The people Van Buren works with cannot understand Toth's designs, and in a rage, he offers to put his own fee into it.

By this time, his wheelchair-bound wife Erzsébet (Felicity Jones) and mute niece Zsofia (Raffey Cassidy) are brought to the US, with the help of Van Buren's powerful friends.

Even as he acquires some stability in his home life, the work on the community centre is beset with problems, and Van Buren treats Toth with a brutality that unhinges him.

Keeping the troubled post-War times, and Toth's monumental creation in mind, Corbet darts off briefly to check on Toth's Black friend and associate Gordon (Isaach de Bankole), Van Buren's spoilt son Harry (Joe Alwyn), his nicer twin Maggie (Stacy Martin), and the decisions Zsofia makes to recognise her Jewish legacy.

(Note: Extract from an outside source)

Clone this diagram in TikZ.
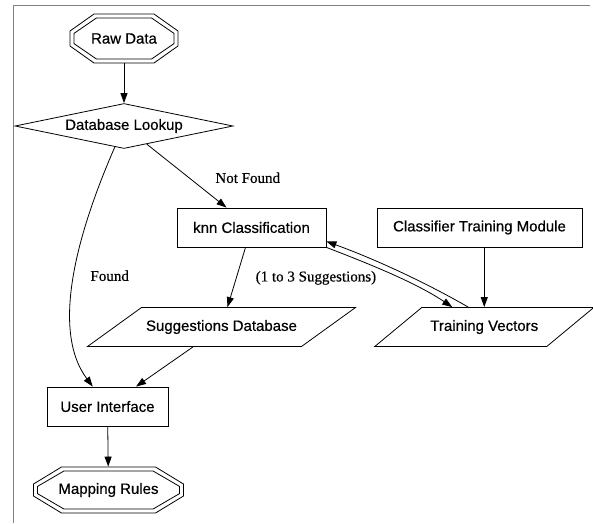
\documentclass[tikz,border=0pt]{standalone}
\usepackage{fontspec}
\setmainfont{Liberation Serif}[FakeBold=0.5]
\setsansfont{Liberation Sans}[FakeBold=0.5]
\usetikzlibrary{calc,arrows.meta,shapes.geometric}

\begin{document}
\begin{tikzpicture}[x=1pt,y=-1pt,line width=0.8pt,
  >={Triangle[length=10pt,width=7pt]},
  every node/.style={font=\sffamily\fontsize{15}{18}\selectfont},
  box/.style={draw,minimum height=39pt,inner sep=0pt},
  hold/.style={minimum height=39pt,inner sep=0pt},
  lbl/.style={font=\rmfamily\fontsize{15}{18}\selectfont,inner sep=0pt}]
\useasboundingbox (0,0) rectangle (593,523);
\draw[gray] (590,5) -- (13,5) -- (13,523);

% nodes
\node[hold,minimum width=108pt,minimum height=49pt] (raw) at (124,38.5) {Raw Data};
\node[draw,diamond,aspect=4.8,minimum width=218pt,minimum height=45pt,inner sep=0pt] (lookup) at (124,126) {Database Lookup};
\node[box,minimum width=149pt] (knn) at (251.5,227.5) {knn Classification};
\node[box,minimum width=205pt] (cls) at (479.5,227.5) {Classifier Training Module};
\node[hold,minimum width=200pt] (sugg) at (221.5,327) {Suggestions Database};
\node[hold,minimum width=160pt] (tv) at (484.25,327) {Training Vectors};
\node[box,minimum width=121pt] (ui) at (107.5,406.5) {User Interface};
\node[hold,minimum width=150pt,minimum height=46pt] (map) at (108.5,490) {Mapping Rules};

% double octagons
\foreach \n/\w/\h/\a/\b in {raw/54/24.5/24/17, map/75/23/28/17}
  \foreach \d in {0,4} {
    \pgfmathsetmacro\ow{\w-\d} \pgfmathsetmacro\oh{\h-\d}
    \pgfmathsetmacro\ox{\a-0.4*\d} \pgfmathsetmacro\oy{\b-0.4*\d}
    \draw[shift={(\n.center)}] (-\ow,\oy-\oh) -- (\ox-\ow,-\oh) -- (\ow-\ox,-\oh) -- (\ow,\oy-\oh)
      -- (\ow,\oh-\oy) -- (\ow-\ox,\oh) -- (\ox-\ow,\oh) -- (-\ow,\oh-\oy) -- cycle;
  }

% parallelograms
\foreach \n/\w/\s in {sugg/107/27, tv/86/23.5}
  \draw[shift={(\n.center)}] (-\w-\s,19.5) -- (-\w+\s,-19.5) -- (\w+\s,-19.5) -- (\w-\s,19.5) -- cycle;

% edges
\draw[->] (raw) -- (lookup);
\draw[->] (lookup) -- node[lbl,pos=.53,right=26pt] {Not Found} (knn);
\draw[->] (lookup) .. controls (79,229) and (49.5,328.5) .. node[lbl,pos=.5,right=16pt] {Found} (ui);
\draw[->] (knn) -- node[lbl,pos=.51,right=19pt] {(1 to 3 Suggestions)} (sugg);
\draw[->] (sugg) -- (ui);
\draw[->] (ui) -- (map);
\draw[->] (cls.south -| tv.north) -- (tv.north);
\draw[->] (knn.south east) .. controls (375,266) and (418,284) .. ([xshift=-32pt]tv.north);
\draw[->] ([xshift=-16pt]tv.north) .. controls (430,285) and (380,261) .. ([yshift=6pt]knn.south east);
\end{tikzpicture}
\end{document}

The Brutalist is visually stunning, with Lol Crawley's camera capturing grand homes, the unfolding drama of construction and the painfully intimate moments of Toth's relationship with his wife.

The American Dream has been portrayed with varying points of view in literature and cinema but The Brutalist shows it with all the soul-destroying compromises demanded in return for survival.

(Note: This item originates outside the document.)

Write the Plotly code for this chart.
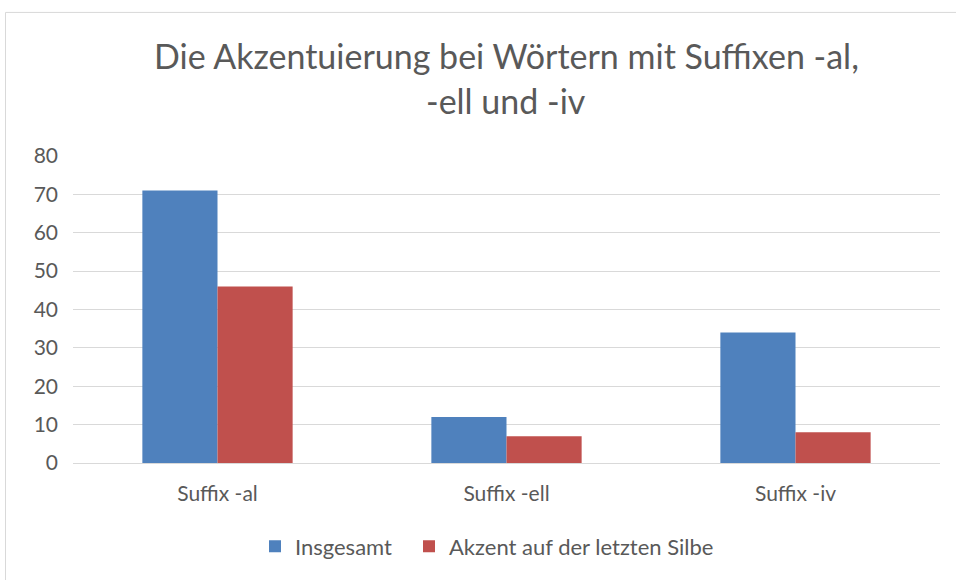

Antisemitism, racism and the bitter immigrant experience butts heads against the pomposity of American capitalism, not even bothering to hide its pettiness.

The film reaches its full potential, thanks not just to its writing (Corbet and Mona Fastvold) and its technical brilliance but also the performance of Adrien Brody, who almost flogs himself bare emotionally so that the viewer can understand and appreciate the character, flaws and all.

Toth is not made of larger-than-life heroism that would defeat the exploitative Van Burens of the world but he is like the raw concrete -- le beton brut -- which gives the architectural style of Brutalism its name and this film its apt title.